Sunday, November 25, 2018

A632.6.3.RB - The High Cost of Conflict

As an instructor, it is my desire that every one of my students obtain the ability to actively listen to the lectures that I give.  I notice that each student who do use active listening techniques are typically the students who master that topic easier and faster than those who do not.  In peaceful situations, the art of active listening is easy to perform and will gain rewards for the user of this technique.  So why then is it so hard to perform active listening when in a conflict situation?

I feel when we are in conflict situations, we have a tendency to shut down and quit listening as we are focused on strategy and how to win an argument.  In this exercise we have been asked to recall the last time we really listened to someone else which is part of the Cycle of Resolution described by Stewart Levine in his book Getting to Resolution (2009). 
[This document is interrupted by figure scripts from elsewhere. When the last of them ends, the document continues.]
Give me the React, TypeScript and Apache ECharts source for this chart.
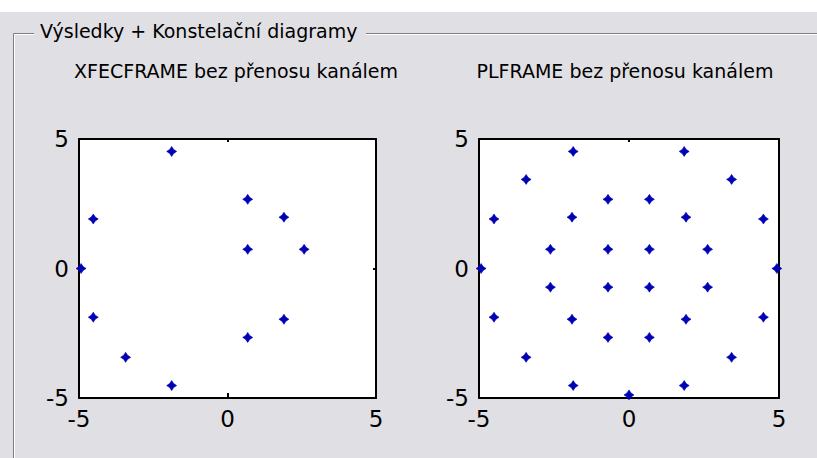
import React, { useEffect, useRef } from "react";
import * as echarts from "echarts";

// Axis ticks shown on both plots
const axisTicks = [-5, 0, 5];

// XFECFRAME constellation (left plot)
const xfecX = [-1.88, 0.68, 1.9, 0.68, 2.58, -4.52, -4.93, -4.52, -3.43, -1.88, 0.68, 1.9];
const xfecY = [4.52, 2.67, 1.98, 0.74, 0.74, 1.91, 0, -1.88, -3.43, -4.52, -2.66, -1.96];

// PLFRAME constellation (right plot)
const plX = [
  -0.7, 0.68, -0.7, 0.68,
  -0.7, 0.68, -1.9, 1.9, -2.62, 2.62, -2.62, 2.62, -1.9, 1.9, -0.7, 0.68,
  -1.86, 1.84, -3.43, 3.42, -4.5, 4.48, -4.93, 4.93, -4.5, 4.48, -3.43, 3.42, -1.86, 1.84, 0,
];
const plY = [
  0.74, 0.74, -0.72, -0.72,
  2.67, 2.67, 1.98, 1.98, 0.74, 0.74, -0.72, -0.72, -1.96, -1.96, -2.66, -2.66,
  4.52, 4.52, 3.44, 3.44, 1.91, 1.91, 0, 0, -1.88, -1.88, -3.43, -3.43, -4.52, -4.52, -4.88,
];

const plotTitles = ["XFECFRAME bez přenosu kanálem", "PLFRAME bez přenosu kanálem"];
const groupLabel = "Výsledky + Konstelační diagramy";

export default function App() {
  const ref = useRef<HTMLDivElement>(null);

  useEffect(() => {
    const el = ref.current;
    if (!el) return;
    const chart = echarts.init(el, null, { renderer: "svg" });
    const font = "DejaVu Sans";
    const black = { color: "#000", width: 2 };
    const gridBoxes = [
      { left: 79, top: 139, width: 297, height: 259 },
      { left: 479, top: 139, width: 300, height: 259 },
    ];
    const grids = gridBoxes.map((g) => ({
      ...g,
      show: true,
      backgroundColor: "#ffffff",
      borderWidth: 0,
    }));

    const labelStyle = {
      color: "#000",
      fontFamily: font,
      fontSize: 23,
      lineHeight: 23,
    };

    const makeAxis = (gi: number, pos: string, labels: boolean, tickLen: number, isX: boolean) => ({
      type: "value",
      gridIndex: gi,
      position: pos,
      min: axisTicks[0],
      max: axisTicks[axisTicks.length - 1],
      interval: axisTicks[1] - axisTicks[0],
      axisLine: { show: true, onZero: false, lineStyle: black },
      axisTick: { show: true, inside: true, length: tickLen, lineStyle: black },
      axisLabel: {
        show: labels,
        margin: isX ? 9 : 10,
        showMinLabel: true,
        showMaxLabel: true,
        ...labelStyle,
      },
      splitLine: { show: false },
    });

    const xAxes: any[] = [];
    const yAxes: any[] = [];
    [0, 1].forEach((gi) => {
      xAxes.push(makeAxis(gi, "bottom", true, 5, true));
      xAxes.push(makeAxis(gi, "top", false, 3, true));
      yAxes.push(makeAxis(gi, "left", true, 4, false));
      yAxes.push(makeAxis(gi, "right", false, 3, false));
    });

    const marker =
      "path://M0,-10 L4,-4 L10,0 L4,4 L0,10 L-4,4 L-10,0 L-4,-4 Z";
    const blue = "#0000b4";

    const series = [
      { xs: xfecX, ys: xfecY },
      { xs: plX, ys: plY },
    ].map((s, gi) => ({
      type: "scatter",
      xAxisIndex: gi * 2,
      yAxisIndex: gi * 2,
      symbol: marker,
      symbolSize: 10,
      clip: false,
      itemStyle: { color: blue, opacity: 1, borderColor: blue, borderWidth: 0.6 },
      data: s.xs.map((x, i) => [x, s.ys[i]]),
    }));

    const grey = "#808080";
    const titleStyle = { fill: "#000", fontFamily: font, fontSize: 19 };

    chart.setOption({
      animation: false,
      backgroundColor: "#e0dfe3",
      grid: grids,
      xAxis: xAxes,
      yAxis: yAxes,
      series,
      graphic: [
        { type: "rect", shape: { x: 0, y: 0, width: 817, height: 12 }, style: { fill: "#ffffff" }, silent: true },
        // group box frame (etched)
        { type: "line", shape: { x1: 13.5, y1: 33.5, x2: 34, y2: 33.5 }, style: { stroke: grey, lineWidth: 1 } },
        { type: "line", shape: { x1: 14.5, y1: 34.5, x2: 34, y2: 34.5 }, style: { stroke: "#fff", lineWidth: 1 } },
        { type: "line", shape: { x1: 366, y1: 33.5, x2: 817, y2: 33.5 }, style: { stroke: grey, lineWidth: 1 } },
        { type: "line", shape: { x1: 366, y1: 34.5, x2: 817, y2: 34.5 }, style: { stroke: "#fff", lineWidth: 1 } },
        { type: "line", shape: { x1: 13.5, y1: 33.5, x2: 13.5, y2: 458 }, style: { stroke: grey, lineWidth: 1 } },
        { type: "line", shape: { x1: 14.5, y1: 34.5, x2: 14.5, y2: 458 }, style: { stroke: "#fff", lineWidth: 1 } },
        {
          type: "text",
          x: 40,
          y: 31,
          style: { text: groupLabel, ...titleStyle, textAlign: "left", textVerticalAlign: "middle" },
        },
        {
          type: "text",
          x: 236,
          y: 71,
          style: { text: plotTitles[0], ...titleStyle, textAlign: "center", textVerticalAlign: "middle" },
        },
        {
          type: "text",
          x: 625,
          y: 71,
          style: { text: plotTitles[1], ...titleStyle, textAlign: "center", textVerticalAlign: "middle" },
        },
      ],
    });

    return () => chart.dispose();
  }, []);

  return (
    <div
      ref={ref}
      style={{ position: "fixed", left: 0, top: 0, width: 817, height: 458 }}
    />
  );
}
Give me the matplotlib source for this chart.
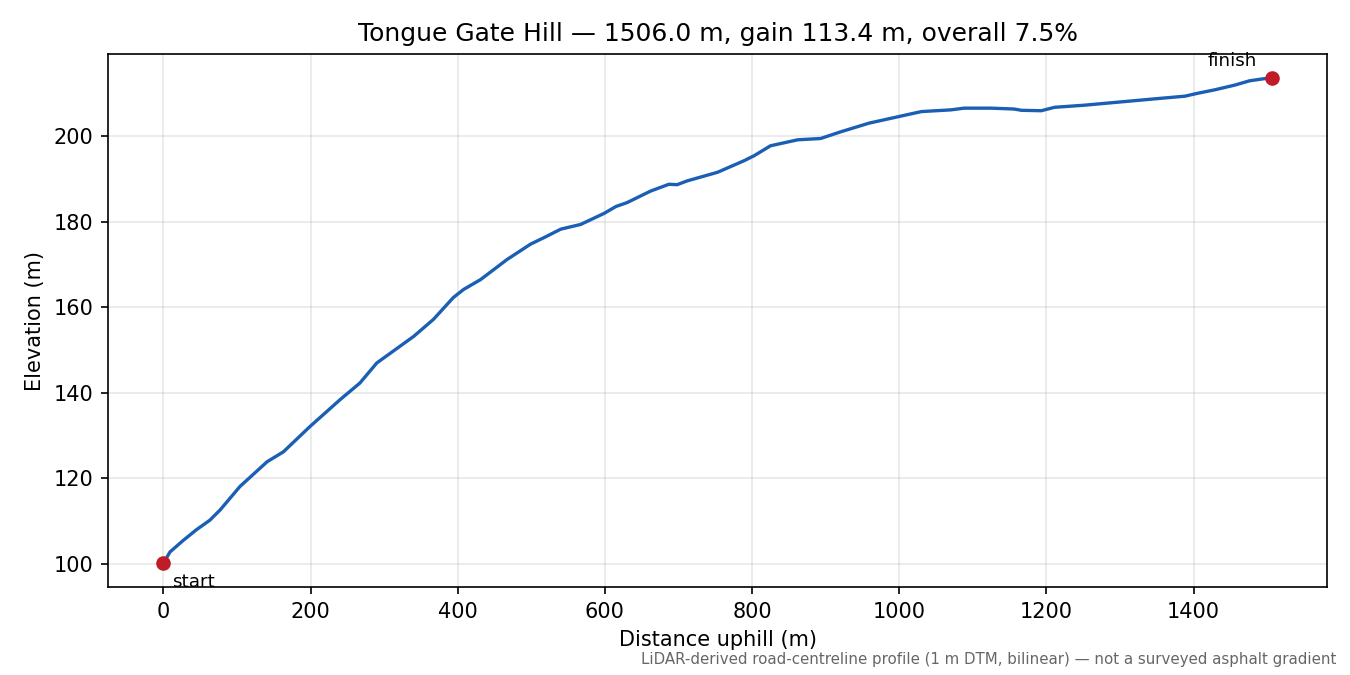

As a parent, I find myself struggling with my two children and their constant battles to flex their dominance as alpha child in our household.  I love they have each other to sharpen their teeth upon, but if left unchecked it will drive them apart rather than form a common team.  In my life, I found my parents used a rather bizarre method of conflict resolution which I have been deploying on my children as I saw its value in my life and relationship with my sister.  This method involves that whenever my sister and I were in conflict, we would have to both sit in the room with Mom or Dad in between us, and each had to tell our story.  As a child, I thought this was for our mediator to listen to the story, but now I realize this is the opportunity for each party to gain a better understanding of the situation. 
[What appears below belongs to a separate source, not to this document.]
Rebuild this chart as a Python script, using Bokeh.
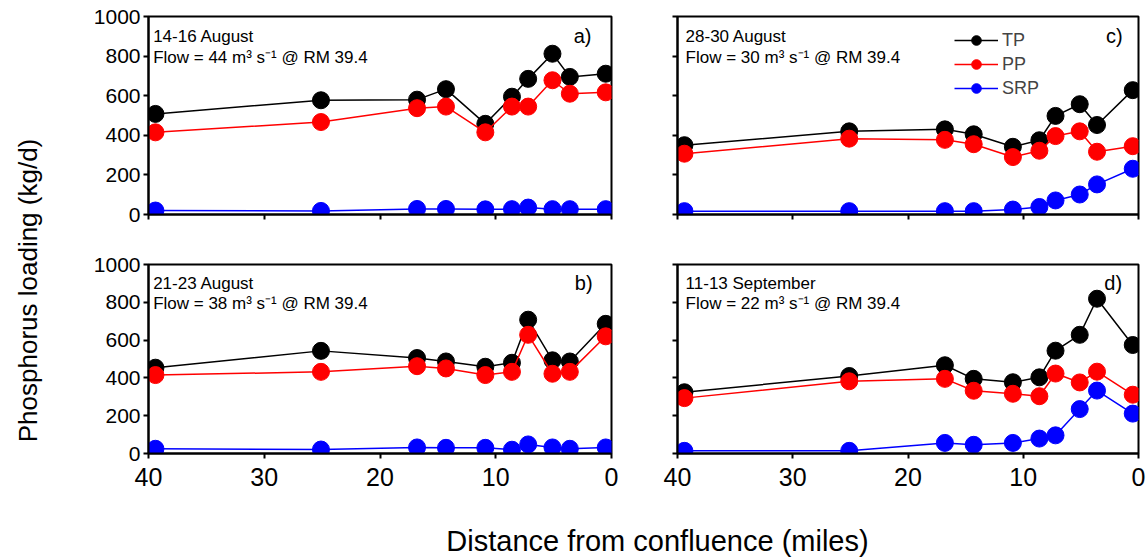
import math
from bokeh.plotting import figure
from bokeh.layouts import row, column
from bokeh.models import Range1d, Legend, LegendItem, FixedTicker, Label
from bokeh.embed import file_html
from bokeh.resources import INLINE

# ---------------- data ----------------
distance = [39.4, 25.1, 16.8, 14.3, 10.9, 8.6, 7.2, 5.1, 3.6, 0.5]

tp_a = [508, 577, 580, 633, 458, 595, 685, 812, 695, 711]
pp_a = [415, 467, 537, 545, 415, 545, 545, 678, 610, 617]
srp_a = [20, 18, 28, 28, 26, 27, 35, 27, 27, 27]

tp_b = [454, 543, 505, 487, 459, 480, 708, 493, 487, 686]
pp_b = [415, 432, 462, 450, 415, 432, 628, 422, 432, 620]
srp_b = [25, 21, 32, 30, 30, 20, 48, 32, 25, 32]

tp_c = [350, 420, 430, 405, 342, 375, 498, 557, 452, 628]
pp_c = [307, 383, 377, 355, 290, 322, 396, 420, 317, 345]
srp_c = [17, 17, 17, 17, 25, 38, 71, 101, 152, 231]

tp_d = [324, 410, 467, 395, 377, 403, 544, 628, 819, 574]
pp_d = [293, 382, 395, 332, 316, 303, 423, 376, 433, 311]
srp_d = [14, 14, 56, 46, 56, 79, 96, 235, 333, 211]

dates = ["14-16 August", "21-23 August", "28-30 August", "11-13 September"]
flows = ["Flow = 44 m\u00b3 s\u207b\u00b9 @ RM 39.4",
         "Flow = 38 m\u00b3 s\u207b\u00b9 @ RM 39.4",
         "Flow = 30 m\u00b3 s\u207b\u00b9 @ RM 39.4",
         "Flow = 22 m\u00b3 s\u207b\u00b9 @ RM 39.4"]
letters = ["a)", "b)", "c)", "d)"]
series_names = ["TP", "PP", "SRP"]
series_colors = ["black", "red", "blue"]
x_ticks = [40, 30, 20, 10, 0]
y_ticks = [0, 200, 400, 600, 800, 1000]
x_label = "Distance from confluence (miles)"
y_label = "Phosphorus loading (kg/d)"

FONT = "Liberation Sans"


def make_panel(width, height, bl, br, bt, bb, series, idx, show_x, show_y,
               text_x, letter_x, legend_loc=None):
    p = figure(width=width, height=height, x_range=Range1d(40, 0), y_range=Range1d(0, 1000),
               output_backend="svg", toolbar_location=None,
               min_border_left=bl, min_border_right=br, min_border_top=bt, min_border_bottom=bb)
    p.xgrid.visible = False
    p.ygrid.visible = False
    p.outline_line_color = "black"
    p.outline_line_width = 2
    p.outline_line_alpha = 1
    p.background_fill_color = "white"
    p.border_fill_color = "white"
    for ax in (p.xaxis[0], p.yaxis[0]):
        ax.axis_line_width = 2
        ax.axis_line_color = "black"
        ax.major_tick_line_width = 2
        ax.major_tick_line_color = "black"
        ax.major_tick_out = 5
        ax.major_tick_in = 0
        ax.minor_tick_line_color = None
        ax.major_label_text_font = FONT
        ax.major_label_text_color = "black"
    p.xaxis.ticker = FixedTicker(ticks=x_ticks)
    p.yaxis.ticker = FixedTicker(ticks=y_ticks)
    p.xaxis.major_label_text_font_size = "25px"
    p.yaxis.major_label_text_font_size = "21px"
    p.xaxis.major_label_standoff = 9
    p.yaxis.major_label_standoff = 3
    if not show_x:
        p.xaxis.major_label_overrides = {t: "" for t in x_ticks}
    if not show_y:
        p.yaxis.major_label_overrides = {t: "" for t in y_ticks}

    items = []
    for name, vals, col in zip(series_names, series, series_colors):
        ln = p.line(distance, vals, line_color=col, line_width=1.5)
        sc = p.scatter(distance, vals, size=17, fill_color=col, line_color=col)
        items.append(LegendItem(label=name, renderers=[ln, sc]))

    p.add_layout(Label(x=text_x, y=900, text=dates[idx], text_font=FONT, text_font_size="17px",
                       text_baseline="middle", text_align="left", text_color="black"))
    p.add_layout(Label(x=text_x, y=795, text=flows[idx], text_font=FONT, text_font_size="17px",
                       text_baseline="middle", text_align="left", text_color="black"))
    p.add_layout(Label(x=letter_x, y=900, text=letters[idx], text_font=FONT, text_font_size="20px",
                       text_baseline="middle", text_align="center", text_color="black"))

    if legend_loc is not None:
        leg = Legend(items=items, location=legend_loc, border_line_color=None,
                     background_fill_alpha=0, padding=0, margin=0, spacing=0,
                     glyph_width=44, glyph_height=24, label_height=24, label_standoff=4,
                     label_text_font=FONT, label_text_font_size="18px")
        p.add_layout(leg)
    return p


# left panels: frame x 148..611 ; right panels: frame x 677..1138
fa = make_panel(571, 240, 88, 20, 16, 26, [tp_a, pp_a, srp_a], 0, False, True, 39.6, 2.5)
fb = make_panel(571, 260, 88, 20, 24, 47, [tp_b, pp_b, srp_b], 1, True, True, 39.6, 2.4)
fc = make_panel(516, 240, 46, 9, 16, 26, [tp_c, pp_c, srp_c], 2, False, False, 39.3, 2.1,
                legend_loc=(277, 114))
fd = make_panel(516, 260, 46, 9, 24, 47, [tp_d, pp_d, srp_d], 3, True, False, 39.3, 2.2)

ylab = figure(width=60, height=500, x_range=Range1d(0, 60), y_range=Range1d(0, 500),
              x_axis_type=None, y_axis_type=None, output_backend="svg", toolbar_location=None,
              min_border=0)
ylab.grid.visible = False
ylab.outline_line_color = None
ylab.add_layout(Label(x=27, y=210, text=y_label, angle=math.pi / 2, text_align="center",
                      text_baseline="middle", text_font=FONT, text_font_size="26px", text_color="black"))

xlab = figure(width=1147, height=59, x_range=Range1d(0, 1147), y_range=Range1d(0, 59),
              x_axis_type=None, y_axis_type=None, output_backend="svg", toolbar_location=None,
              min_border=0)
xlab.grid.visible = False
xlab.outline_line_color = None
xlab.add_layout(Label(x=657, y=19, text=x_label, text_align="center", text_baseline="middle",
                      text_font=FONT, text_font_size="29px", text_color="black"))

layout = column(row(ylab, column(fa, fb), column(fc, fd)), xlab)

open("out.html", "w").write(file_html(layout, INLINE))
For these negotiations, each child has an opportunity to discuss without interference from the other side.  The other party must listen, without interrupting and show they are utilizing active listening techniques.  After each child has their turn, the mediator typically only had to have each shake hands and carry on as the conflict usually was self resolving.  When we fail to listen to the other side of the story, we have a greater tendency to misunderstand their reasoning, which is often the source of the conflict in the first place.

My last conflict which I really listened was between my wife and myself.  In this moment, we had both had a bad day and were taking our frustrations on the closest person to us.  Early in our relationship, we created porch time as it was the solution to one of the most epic battles of modern human history (or maybe just our marriage).  Porch time begins by one or both of us realizing that a resolution needs to be found.  We grab a bottle of wine and two glasses and head to the porch where it is typically night and there are no distractions to draw our attention away from the situation.  In this event, we pour a glass of wine and sit in silence for a few minutes to allow the aggression to leave and wine to be sipped. When one of us has achieved calm, we begin to talk.  Whomever begins talking has the floor while the other must do nothing but sip wine and listen.  When the first is finished, the other may rebut with his own account of the situation (my wife is usually calm before I am).  Our resolution is to find agreement before we leave the porch.
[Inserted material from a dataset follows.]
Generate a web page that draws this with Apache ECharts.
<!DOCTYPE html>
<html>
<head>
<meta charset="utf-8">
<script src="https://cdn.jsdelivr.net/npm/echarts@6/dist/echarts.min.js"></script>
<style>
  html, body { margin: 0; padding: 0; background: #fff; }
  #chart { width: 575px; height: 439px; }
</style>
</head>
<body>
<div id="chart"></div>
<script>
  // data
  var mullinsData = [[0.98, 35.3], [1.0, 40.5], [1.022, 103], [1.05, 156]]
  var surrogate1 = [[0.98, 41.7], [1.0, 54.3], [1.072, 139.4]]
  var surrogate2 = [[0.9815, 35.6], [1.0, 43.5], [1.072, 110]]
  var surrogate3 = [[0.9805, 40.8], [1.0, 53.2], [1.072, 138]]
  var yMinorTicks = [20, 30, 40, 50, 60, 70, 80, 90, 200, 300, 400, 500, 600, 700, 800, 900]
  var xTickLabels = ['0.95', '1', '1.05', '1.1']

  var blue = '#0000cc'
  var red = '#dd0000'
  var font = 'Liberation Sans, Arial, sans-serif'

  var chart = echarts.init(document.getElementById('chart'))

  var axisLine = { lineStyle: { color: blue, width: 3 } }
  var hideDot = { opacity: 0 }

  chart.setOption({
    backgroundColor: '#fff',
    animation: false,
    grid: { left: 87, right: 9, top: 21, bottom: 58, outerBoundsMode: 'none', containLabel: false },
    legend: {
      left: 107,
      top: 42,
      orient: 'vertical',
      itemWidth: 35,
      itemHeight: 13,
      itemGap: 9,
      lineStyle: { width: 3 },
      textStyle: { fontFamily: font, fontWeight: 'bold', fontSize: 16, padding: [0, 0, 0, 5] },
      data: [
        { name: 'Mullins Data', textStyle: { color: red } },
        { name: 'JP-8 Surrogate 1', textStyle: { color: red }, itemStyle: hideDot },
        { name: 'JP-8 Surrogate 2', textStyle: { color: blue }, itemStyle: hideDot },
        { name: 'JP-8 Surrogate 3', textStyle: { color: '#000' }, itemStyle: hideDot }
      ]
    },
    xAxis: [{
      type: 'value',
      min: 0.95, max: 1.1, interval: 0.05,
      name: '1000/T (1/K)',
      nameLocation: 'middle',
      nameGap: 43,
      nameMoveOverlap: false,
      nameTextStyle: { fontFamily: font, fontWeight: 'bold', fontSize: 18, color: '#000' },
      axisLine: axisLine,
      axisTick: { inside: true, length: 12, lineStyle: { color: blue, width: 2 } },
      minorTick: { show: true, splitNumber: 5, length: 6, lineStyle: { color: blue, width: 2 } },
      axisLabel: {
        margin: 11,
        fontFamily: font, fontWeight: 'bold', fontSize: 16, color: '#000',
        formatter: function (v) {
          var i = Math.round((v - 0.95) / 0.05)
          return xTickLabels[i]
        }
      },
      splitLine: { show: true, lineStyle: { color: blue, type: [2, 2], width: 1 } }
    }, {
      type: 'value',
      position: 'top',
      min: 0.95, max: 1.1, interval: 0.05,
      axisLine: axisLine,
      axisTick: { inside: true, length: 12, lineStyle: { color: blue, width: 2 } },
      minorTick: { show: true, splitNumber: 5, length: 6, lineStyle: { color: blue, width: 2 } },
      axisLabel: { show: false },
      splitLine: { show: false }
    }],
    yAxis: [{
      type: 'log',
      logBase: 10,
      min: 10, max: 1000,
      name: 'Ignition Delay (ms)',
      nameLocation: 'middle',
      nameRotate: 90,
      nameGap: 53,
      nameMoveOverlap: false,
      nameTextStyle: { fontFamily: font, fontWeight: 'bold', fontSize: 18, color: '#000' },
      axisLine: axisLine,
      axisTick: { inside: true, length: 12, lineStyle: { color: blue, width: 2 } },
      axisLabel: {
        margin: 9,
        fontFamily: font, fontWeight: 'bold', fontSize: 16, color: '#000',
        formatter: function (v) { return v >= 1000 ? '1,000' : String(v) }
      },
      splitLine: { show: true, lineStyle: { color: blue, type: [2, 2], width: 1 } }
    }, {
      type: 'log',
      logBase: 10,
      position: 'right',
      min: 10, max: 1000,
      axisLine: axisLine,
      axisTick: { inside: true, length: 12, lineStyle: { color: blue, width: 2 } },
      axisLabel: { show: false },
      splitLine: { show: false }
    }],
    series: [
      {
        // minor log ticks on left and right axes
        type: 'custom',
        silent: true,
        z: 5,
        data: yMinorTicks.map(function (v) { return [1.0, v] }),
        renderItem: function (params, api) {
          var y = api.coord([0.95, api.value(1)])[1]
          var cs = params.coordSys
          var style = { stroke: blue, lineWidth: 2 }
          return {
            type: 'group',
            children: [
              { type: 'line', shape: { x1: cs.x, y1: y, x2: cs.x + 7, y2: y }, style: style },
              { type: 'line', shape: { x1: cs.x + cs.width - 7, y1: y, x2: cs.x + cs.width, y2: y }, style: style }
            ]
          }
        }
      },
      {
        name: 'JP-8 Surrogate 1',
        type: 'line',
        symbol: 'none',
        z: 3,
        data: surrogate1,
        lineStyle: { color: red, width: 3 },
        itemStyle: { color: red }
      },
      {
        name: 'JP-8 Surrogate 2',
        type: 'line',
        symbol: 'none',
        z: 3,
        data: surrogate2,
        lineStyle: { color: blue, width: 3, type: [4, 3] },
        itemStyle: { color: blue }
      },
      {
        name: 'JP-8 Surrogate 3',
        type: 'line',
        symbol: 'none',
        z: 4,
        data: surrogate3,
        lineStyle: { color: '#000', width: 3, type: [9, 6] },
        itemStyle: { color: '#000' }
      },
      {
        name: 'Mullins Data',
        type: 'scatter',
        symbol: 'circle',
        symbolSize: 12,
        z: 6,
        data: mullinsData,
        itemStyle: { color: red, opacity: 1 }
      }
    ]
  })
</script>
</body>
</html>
I find that we are more willing to employ active listening techniques when the relationship between the disagreeing parties is worthy of the effort.  This is the case for my wife and I as well as with most of my family, but what about with those whom I do not have more than minimal investment in?  I listened to a TED talk about conflict resolution in preparation for this article (Ury, 2010).  In this talk, Mr. Ury asked us to remember that our interest in a conflict means we have the ability to act as a third party and find a resolution by reminding the two what is really at stake.  This is part of what my parents did each time my sister and I had our differences in life. 


References:
Levine, S (2009) Getting to Resolution: Turning Conflict into Collaboration.  Berrett-Koehler Publishers, San Francisco CA.